Only the lines from the start of the data through the line containing "W, H = 1075, 1509" should be written out, exactly as they are, with both ends included and the pictures left out.

- _Data_:
::::::::::
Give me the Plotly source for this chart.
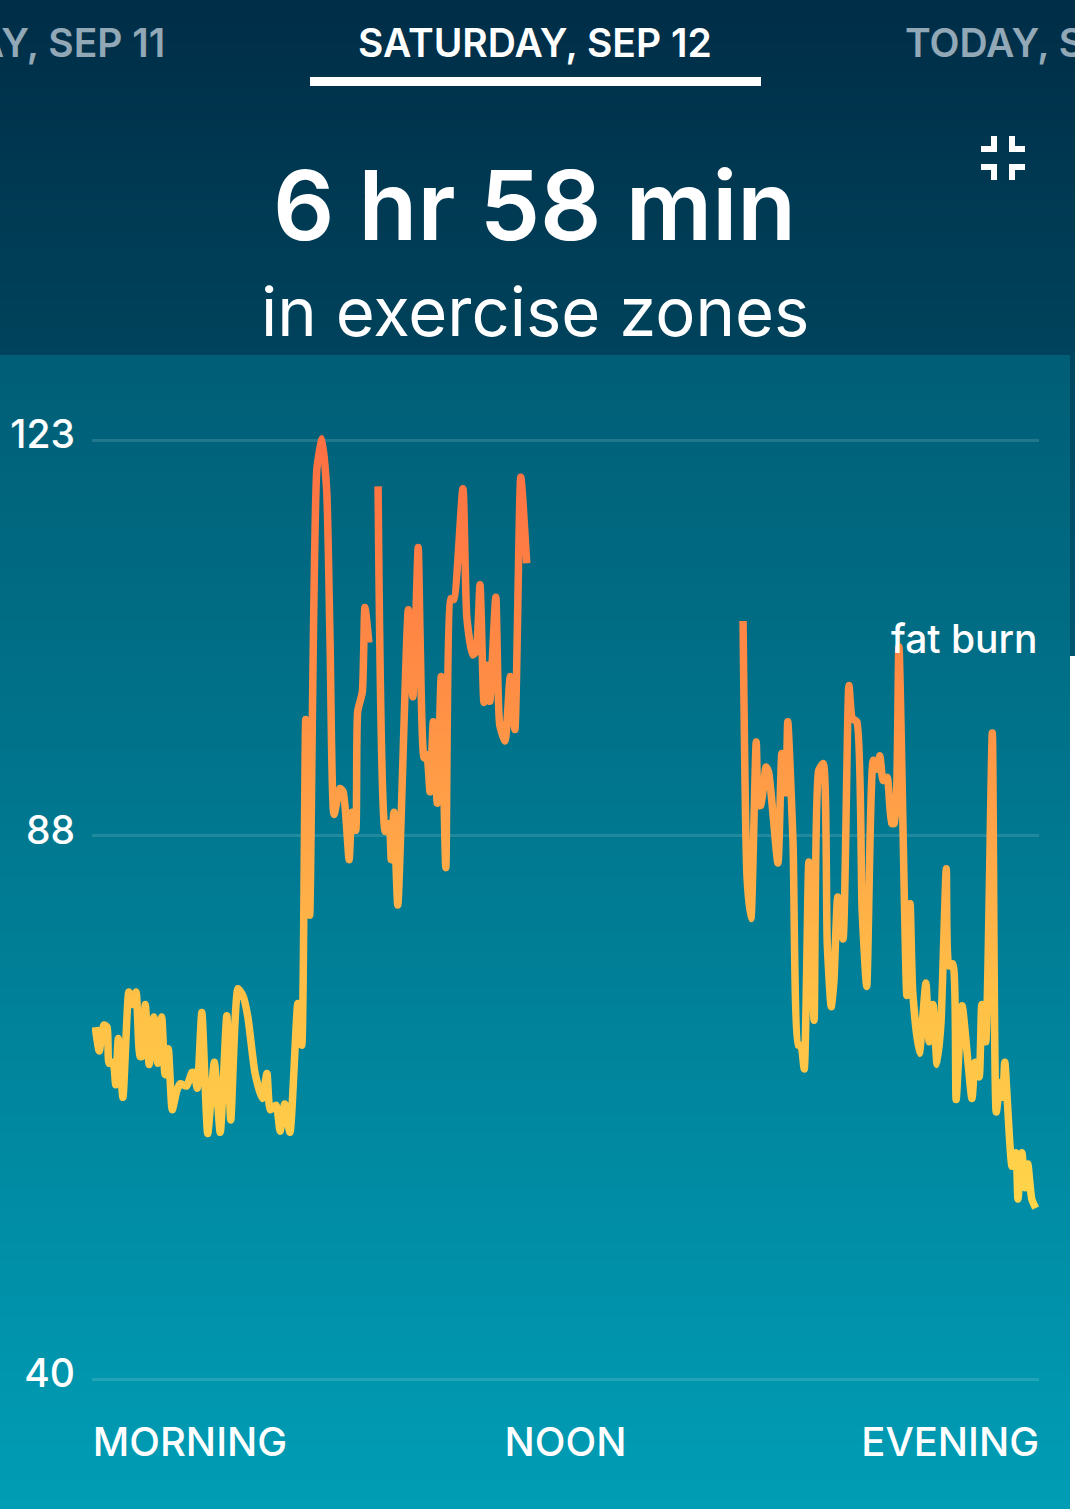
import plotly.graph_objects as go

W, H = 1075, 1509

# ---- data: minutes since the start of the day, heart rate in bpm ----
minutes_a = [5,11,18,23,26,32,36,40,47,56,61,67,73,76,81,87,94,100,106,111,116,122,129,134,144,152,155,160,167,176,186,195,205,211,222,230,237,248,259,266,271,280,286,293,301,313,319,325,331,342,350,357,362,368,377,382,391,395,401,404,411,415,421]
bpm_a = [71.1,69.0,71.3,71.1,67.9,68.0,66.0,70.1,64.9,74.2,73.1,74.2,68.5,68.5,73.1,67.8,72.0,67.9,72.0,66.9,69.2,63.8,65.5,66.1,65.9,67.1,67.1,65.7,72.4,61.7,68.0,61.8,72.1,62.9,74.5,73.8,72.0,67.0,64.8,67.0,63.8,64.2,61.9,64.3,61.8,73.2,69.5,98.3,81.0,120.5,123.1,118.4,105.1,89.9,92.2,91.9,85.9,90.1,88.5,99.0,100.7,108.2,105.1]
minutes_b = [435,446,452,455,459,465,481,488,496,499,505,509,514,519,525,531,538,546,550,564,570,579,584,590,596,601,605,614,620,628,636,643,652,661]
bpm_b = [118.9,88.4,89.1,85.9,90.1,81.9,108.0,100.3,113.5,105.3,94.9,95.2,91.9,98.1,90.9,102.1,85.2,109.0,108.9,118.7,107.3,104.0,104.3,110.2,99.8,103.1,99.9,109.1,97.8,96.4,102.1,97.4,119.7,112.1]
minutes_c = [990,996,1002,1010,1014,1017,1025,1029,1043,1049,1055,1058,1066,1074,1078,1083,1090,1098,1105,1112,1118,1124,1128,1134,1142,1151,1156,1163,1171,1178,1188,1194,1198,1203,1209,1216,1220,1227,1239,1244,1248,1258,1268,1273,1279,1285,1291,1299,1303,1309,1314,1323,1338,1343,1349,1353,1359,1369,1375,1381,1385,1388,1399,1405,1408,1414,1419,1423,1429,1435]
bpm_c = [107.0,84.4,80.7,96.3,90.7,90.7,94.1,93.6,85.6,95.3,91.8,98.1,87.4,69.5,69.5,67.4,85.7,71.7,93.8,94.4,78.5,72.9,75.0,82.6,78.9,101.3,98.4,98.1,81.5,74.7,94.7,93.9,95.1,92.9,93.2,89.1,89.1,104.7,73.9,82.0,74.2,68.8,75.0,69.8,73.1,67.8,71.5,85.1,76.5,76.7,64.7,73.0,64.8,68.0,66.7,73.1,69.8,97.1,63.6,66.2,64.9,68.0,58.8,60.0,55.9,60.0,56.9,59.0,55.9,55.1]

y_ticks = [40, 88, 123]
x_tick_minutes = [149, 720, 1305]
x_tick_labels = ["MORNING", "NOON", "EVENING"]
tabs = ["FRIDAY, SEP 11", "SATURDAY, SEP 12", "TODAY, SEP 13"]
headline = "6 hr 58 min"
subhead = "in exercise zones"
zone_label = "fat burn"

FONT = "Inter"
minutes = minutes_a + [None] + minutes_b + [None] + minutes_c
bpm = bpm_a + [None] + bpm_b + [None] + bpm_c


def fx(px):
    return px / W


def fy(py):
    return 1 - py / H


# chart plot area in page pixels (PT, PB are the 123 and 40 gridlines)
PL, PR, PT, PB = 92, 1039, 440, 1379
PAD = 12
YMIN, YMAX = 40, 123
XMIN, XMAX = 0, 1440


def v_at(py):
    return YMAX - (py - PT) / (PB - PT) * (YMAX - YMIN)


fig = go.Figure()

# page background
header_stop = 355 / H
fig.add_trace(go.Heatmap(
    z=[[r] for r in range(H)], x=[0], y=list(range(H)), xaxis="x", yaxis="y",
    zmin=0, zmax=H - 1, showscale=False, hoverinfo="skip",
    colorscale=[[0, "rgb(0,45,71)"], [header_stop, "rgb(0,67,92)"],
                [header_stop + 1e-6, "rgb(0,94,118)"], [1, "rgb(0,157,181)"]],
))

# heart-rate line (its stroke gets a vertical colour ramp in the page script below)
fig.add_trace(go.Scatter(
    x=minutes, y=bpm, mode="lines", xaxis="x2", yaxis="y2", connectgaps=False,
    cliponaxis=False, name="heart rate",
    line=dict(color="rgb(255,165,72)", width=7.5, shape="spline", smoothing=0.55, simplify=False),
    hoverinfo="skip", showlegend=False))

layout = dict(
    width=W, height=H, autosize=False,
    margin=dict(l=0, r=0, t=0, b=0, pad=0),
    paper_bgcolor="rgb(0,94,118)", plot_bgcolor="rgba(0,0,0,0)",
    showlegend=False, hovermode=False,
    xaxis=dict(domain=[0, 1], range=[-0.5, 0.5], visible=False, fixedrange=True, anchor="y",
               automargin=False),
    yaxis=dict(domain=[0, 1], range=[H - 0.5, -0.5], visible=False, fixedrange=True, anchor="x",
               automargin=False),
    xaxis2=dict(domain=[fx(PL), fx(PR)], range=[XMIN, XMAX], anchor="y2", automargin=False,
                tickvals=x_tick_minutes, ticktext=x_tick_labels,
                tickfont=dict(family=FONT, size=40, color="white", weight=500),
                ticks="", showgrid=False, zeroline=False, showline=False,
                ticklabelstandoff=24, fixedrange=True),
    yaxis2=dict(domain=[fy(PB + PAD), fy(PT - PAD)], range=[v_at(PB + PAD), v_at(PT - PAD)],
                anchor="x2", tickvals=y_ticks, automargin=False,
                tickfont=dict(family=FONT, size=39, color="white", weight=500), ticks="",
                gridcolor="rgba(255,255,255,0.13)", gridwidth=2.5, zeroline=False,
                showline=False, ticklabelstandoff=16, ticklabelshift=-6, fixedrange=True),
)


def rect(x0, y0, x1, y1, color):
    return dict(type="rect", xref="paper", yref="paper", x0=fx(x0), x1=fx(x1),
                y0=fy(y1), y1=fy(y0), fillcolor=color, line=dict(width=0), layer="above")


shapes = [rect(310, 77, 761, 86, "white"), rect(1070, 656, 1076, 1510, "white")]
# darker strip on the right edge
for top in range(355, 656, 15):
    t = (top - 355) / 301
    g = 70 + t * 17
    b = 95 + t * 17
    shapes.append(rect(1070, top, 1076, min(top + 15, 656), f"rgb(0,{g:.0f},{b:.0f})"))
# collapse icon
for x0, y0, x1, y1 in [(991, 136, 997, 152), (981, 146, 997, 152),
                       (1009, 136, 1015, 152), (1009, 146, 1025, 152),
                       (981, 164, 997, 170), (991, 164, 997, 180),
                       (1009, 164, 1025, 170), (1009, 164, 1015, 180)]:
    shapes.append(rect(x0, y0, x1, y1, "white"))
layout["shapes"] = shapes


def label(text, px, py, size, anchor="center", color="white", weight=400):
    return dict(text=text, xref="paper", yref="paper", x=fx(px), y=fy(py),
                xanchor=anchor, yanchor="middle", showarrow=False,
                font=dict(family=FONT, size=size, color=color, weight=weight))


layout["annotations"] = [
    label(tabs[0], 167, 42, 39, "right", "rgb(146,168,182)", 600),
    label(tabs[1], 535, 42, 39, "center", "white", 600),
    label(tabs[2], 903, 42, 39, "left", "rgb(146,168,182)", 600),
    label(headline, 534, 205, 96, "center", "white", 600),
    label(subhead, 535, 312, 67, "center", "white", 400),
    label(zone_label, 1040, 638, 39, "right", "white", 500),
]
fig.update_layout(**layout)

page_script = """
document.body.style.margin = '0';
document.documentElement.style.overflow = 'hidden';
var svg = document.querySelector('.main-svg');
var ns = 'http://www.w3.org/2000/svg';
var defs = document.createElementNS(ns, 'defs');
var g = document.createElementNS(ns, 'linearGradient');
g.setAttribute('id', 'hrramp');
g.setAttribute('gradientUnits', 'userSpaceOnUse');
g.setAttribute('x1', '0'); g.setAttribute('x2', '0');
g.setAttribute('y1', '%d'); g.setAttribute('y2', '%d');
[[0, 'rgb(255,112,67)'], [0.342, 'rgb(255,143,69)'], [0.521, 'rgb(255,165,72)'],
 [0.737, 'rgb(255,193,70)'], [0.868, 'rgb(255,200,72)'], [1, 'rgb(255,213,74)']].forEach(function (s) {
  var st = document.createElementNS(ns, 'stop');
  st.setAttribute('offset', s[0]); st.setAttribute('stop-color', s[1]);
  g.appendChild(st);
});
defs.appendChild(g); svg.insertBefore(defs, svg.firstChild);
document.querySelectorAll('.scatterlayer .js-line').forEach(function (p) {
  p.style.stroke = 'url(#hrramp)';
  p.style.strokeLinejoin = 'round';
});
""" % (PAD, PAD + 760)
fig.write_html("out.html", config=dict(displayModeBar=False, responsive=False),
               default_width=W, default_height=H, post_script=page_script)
::::::::::
- _Response to this exercise_:
Give me the Plotly source for this chart.
import plotly.graph_objects as go

W, H = 1075, 1509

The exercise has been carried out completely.